(begin)

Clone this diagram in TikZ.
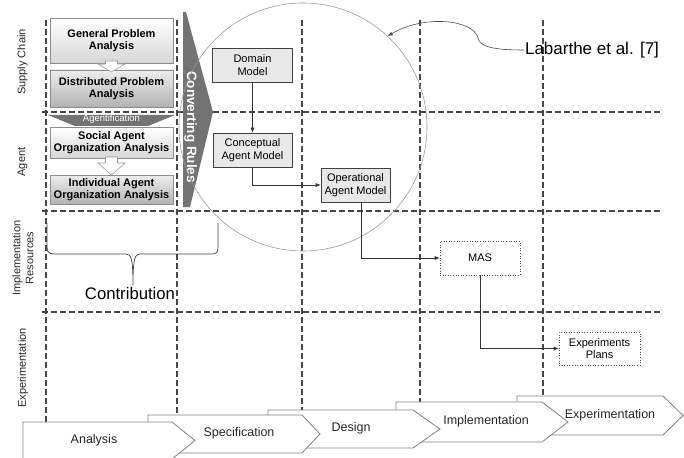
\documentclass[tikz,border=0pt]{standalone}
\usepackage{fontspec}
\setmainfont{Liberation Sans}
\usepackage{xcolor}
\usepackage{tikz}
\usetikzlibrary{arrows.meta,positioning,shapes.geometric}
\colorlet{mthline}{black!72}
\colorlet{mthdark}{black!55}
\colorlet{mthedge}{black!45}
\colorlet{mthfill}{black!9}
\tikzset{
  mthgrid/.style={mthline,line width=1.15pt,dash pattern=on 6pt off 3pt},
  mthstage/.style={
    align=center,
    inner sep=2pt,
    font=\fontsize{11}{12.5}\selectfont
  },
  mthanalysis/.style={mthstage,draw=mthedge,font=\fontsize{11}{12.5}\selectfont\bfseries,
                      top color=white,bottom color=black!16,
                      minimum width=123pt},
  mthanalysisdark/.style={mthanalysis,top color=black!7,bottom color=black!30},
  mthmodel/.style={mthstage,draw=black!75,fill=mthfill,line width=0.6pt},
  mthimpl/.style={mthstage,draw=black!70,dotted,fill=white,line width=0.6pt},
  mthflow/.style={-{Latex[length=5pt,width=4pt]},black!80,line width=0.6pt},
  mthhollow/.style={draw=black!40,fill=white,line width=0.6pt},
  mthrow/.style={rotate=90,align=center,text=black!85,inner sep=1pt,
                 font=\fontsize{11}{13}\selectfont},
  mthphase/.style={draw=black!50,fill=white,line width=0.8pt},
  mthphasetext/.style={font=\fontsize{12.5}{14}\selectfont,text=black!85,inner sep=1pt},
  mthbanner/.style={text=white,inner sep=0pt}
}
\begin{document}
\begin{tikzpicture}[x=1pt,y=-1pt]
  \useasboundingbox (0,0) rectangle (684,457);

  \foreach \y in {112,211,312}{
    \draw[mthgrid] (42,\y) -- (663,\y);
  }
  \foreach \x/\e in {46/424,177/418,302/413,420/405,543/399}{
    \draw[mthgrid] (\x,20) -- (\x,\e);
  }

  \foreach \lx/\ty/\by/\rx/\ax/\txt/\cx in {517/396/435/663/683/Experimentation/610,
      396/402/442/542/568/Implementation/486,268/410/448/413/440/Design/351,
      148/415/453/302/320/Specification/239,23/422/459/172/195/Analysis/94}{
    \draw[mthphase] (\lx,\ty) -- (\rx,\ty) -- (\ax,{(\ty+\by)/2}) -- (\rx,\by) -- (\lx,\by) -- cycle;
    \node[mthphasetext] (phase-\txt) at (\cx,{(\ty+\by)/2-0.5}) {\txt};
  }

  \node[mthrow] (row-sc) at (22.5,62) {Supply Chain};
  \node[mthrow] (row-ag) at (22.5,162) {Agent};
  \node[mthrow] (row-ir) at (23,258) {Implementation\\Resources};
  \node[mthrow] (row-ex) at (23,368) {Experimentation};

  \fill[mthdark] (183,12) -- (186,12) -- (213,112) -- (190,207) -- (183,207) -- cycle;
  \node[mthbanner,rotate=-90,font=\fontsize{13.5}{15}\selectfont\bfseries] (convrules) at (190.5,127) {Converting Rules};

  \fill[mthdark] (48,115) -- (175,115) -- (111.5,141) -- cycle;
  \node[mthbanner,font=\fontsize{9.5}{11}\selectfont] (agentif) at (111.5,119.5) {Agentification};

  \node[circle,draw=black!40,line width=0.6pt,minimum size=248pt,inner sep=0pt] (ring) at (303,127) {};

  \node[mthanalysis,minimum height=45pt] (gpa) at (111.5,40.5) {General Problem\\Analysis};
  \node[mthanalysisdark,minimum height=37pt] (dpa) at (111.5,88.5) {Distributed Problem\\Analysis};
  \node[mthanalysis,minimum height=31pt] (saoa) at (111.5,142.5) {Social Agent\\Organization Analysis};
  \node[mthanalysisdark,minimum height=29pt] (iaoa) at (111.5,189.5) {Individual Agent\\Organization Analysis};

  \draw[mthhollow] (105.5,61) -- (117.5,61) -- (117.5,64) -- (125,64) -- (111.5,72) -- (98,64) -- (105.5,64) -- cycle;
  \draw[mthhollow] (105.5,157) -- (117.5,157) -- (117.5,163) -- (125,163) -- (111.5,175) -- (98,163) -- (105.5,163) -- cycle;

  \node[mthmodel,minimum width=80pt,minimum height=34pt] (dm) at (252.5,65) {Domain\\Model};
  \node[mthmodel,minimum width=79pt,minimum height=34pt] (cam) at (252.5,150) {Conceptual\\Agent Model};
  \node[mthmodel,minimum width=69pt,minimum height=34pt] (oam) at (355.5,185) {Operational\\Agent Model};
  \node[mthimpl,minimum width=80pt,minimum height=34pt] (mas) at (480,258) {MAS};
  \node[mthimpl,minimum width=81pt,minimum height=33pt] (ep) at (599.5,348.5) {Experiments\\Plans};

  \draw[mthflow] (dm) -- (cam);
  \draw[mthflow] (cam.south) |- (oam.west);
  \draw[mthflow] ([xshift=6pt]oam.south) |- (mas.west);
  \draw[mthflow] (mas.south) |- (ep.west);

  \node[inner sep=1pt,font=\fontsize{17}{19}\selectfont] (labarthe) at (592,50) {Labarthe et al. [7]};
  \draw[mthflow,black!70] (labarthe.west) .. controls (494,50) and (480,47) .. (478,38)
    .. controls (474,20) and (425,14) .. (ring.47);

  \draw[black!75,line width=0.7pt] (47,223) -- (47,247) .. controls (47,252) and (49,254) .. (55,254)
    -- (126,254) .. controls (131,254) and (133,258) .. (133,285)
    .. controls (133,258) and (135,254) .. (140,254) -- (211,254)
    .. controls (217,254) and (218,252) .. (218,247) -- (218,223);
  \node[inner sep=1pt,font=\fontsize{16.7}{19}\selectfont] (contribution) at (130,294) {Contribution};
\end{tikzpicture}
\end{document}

(end)

Transcribe the listing in full. Omit the pictures and keep every line exact.

Clone this diagram in TikZ.
\documentclass[tikz,border=0pt]{standalone}
\usepackage{fontspec}
\setmainfont{Liberation Sans}
\usepackage{xcolor}
\usepackage{tikz}
\usetikzlibrary{arrows.meta,positioning,shapes.geometric}
\colorlet{mthline}{black!72}
\colorlet{mthdark}{black!55}
\colorlet{mthedge}{black!45}
\colorlet{mthfill}{black!9}
\tikzset{
  mthgrid/.style={mthline,line width=1.15pt,dash pattern=on 6pt off 3pt},
  mthstage/.style={
    align=center,
    inner sep=2pt,
    font=\fontsize{11}{12.5}\selectfont
  },
  mthanalysis/.style={mthstage,draw=mthedge,font=\fontsize{11}{12.5}\selectfont\bfseries,
                      top color=white,bottom color=black!16,
                      minimum width=123pt},
  mthanalysisdark/.style={mthanalysis,top color=black!7,bottom color=black!30},
  mthmodel/.style={mthstage,draw=black!75,fill=mthfill,line width=0.6pt},
  mthimpl/.style={mthstage,draw=black!70,dotted,fill=white,line width=0.6pt},
  mthflow/.style={-{Latex[length=5pt,width=4pt]},black!80,line width=0.6pt},
  mthhollow/.style={draw=black!40,fill=white,line width=0.6pt},
  mthrow/.style={rotate=90,align=center,text=black!85,inner sep=1pt,
                 font=\fontsize{11}{13}\selectfont},
  mthphase/.style={draw=black!50,fill=white,line width=0.8pt},
  mthphasetext/.style={font=\fontsize{12.5}{14}\selectfont,text=black!85,inner sep=1pt},
  mthbanner/.style={text=white,inner sep=0pt}
}
\begin{document}
\begin{tikzpicture}[x=1pt,y=-1pt]
  \useasboundingbox (0,0) rectangle (684,457);

  \foreach \y in {112,211,312}{
    \draw[mthgrid] (42,\y) -- (663,\y);
  }
  \foreach \x/\e in {46/424,177/418,302/413,420/405,543/399}{
    \draw[mthgrid] (\x,20) -- (\x,\e);
  }

  \foreach \lx/\ty/\by/\rx/\ax/\txt/\cx in {517/396/435/663/683/Experimentation/610,
      396/402/442/542/568/Implementation/486,268/410/448/413/440/Design/351,
      148/415/453/302/320/Specification/239,23/422/459/172/195/Analysis/94}{
    \draw[mthphase] (\lx,\ty) -- (\rx,\ty) -- (\ax,{(\ty+\by)/2}) -- (\rx,\by) -- (\lx,\by) -- cycle;
    \node[mthphasetext] (phase-\txt) at (\cx,{(\ty+\by)/2-0.5}) {\txt};
  }

  \node[mthrow] (row-sc) at (22.5,62) {Supply Chain};
  \node[mthrow] (row-ag) at (22.5,162) {Agent};
  \node[mthrow] (row-ir) at (23,258) {Implementation\\Resources};
  \node[mthrow] (row-ex) at (23,368) {Experimentation};

  \fill[mthdark] (183,12) -- (186,12) -- (213,112) -- (190,207) -- (183,207) -- cycle;
  \node[mthbanner,rotate=-90,font=\fontsize{13.5}{15}\selectfont\bfseries] (convrules) at (190.5,127) {Converting Rules};

  \fill[mthdark] (48,115) -- (175,115) -- (111.5,141) -- cycle;
  \node[mthbanner,font=\fontsize{9.5}{11}\selectfont] (agentif) at (111.5,119.5) {Agentification};

  \node[circle,draw=black!40,line width=0.6pt,minimum size=248pt,inner sep=0pt] (ring) at (303,127) {};

  \node[mthanalysis,minimum height=45pt] (gpa) at (111.5,40.5) {General Problem\\Analysis};
  \node[mthanalysisdark,minimum height=37pt] (dpa) at (111.5,88.5) {Distributed Problem\\Analysis};
  \node[mthanalysis,minimum height=31pt] (saoa) at (111.5,142.5) {Social Agent\\Organization Analysis};
  \node[mthanalysisdark,minimum height=29pt] (iaoa) at (111.5,189.5) {Individual Agent\\Organization Analysis};

  \draw[mthhollow] (105.5,61) -- (117.5,61) -- (117.5,64) -- (125,64) -- (111.5,72) -- (98,64) -- (105.5,64) -- cycle;
  \draw[mthhollow] (105.5,157) -- (117.5,157) -- (117.5,163) -- (125,163) -- (111.5,175) -- (98,163) -- (105.5,163) -- cycle;

  \node[mthmodel,minimum width=80pt,minimum height=34pt] (dm) at (252.5,65) {Domain\\Model};
  \node[mthmodel,minimum width=79pt,minimum height=34pt] (cam) at (252.5,150) {Conceptual\\Agent Model};
  \node[mthmodel,minimum width=69pt,minimum height=34pt] (oam) at (355.5,185) {Operational\\Agent Model};
  \node[mthimpl,minimum width=80pt,minimum height=34pt] (mas) at (480,258) {MAS};
  \node[mthimpl,minimum width=81pt,minimum height=33pt] (ep) at (599.5,348.5) {Experiments\\Plans};

  \draw[mthflow] (dm) -- (cam);
  \draw[mthflow] (cam.south) |- (oam.west);
  \draw[mthflow] ([xshift=6pt]oam.south) |- (mas.west);
  \draw[mthflow] (mas.south) |- (ep.west);

  \node[inner sep=1pt,font=\fontsize{17}{19}\selectfont] (labarthe) at (592,50) {Labarthe et al. [7]};
  \draw[mthflow,black!70] (labarthe.west) .. controls (494,50) and (480,47) .. (478,38)
    .. controls (474,20) and (425,14) .. (ring.47);

  \draw[black!75,line width=0.7pt] (47,223) -- (47,247) .. controls (47,252) and (49,254) .. (55,254)
    -- (126,254) .. controls (131,254) and (133,258) .. (133,285)
    .. controls (133,258) and (135,254) .. (140,254) -- (211,254)
    .. controls (217,254) and (218,252) .. (218,247) -- (218,223);
  \node[inner sep=1pt,font=\fontsize{16.7}{19}\selectfont] (contribution) at (130,294) {Contribution};
\end{tikzpicture}
\end{document}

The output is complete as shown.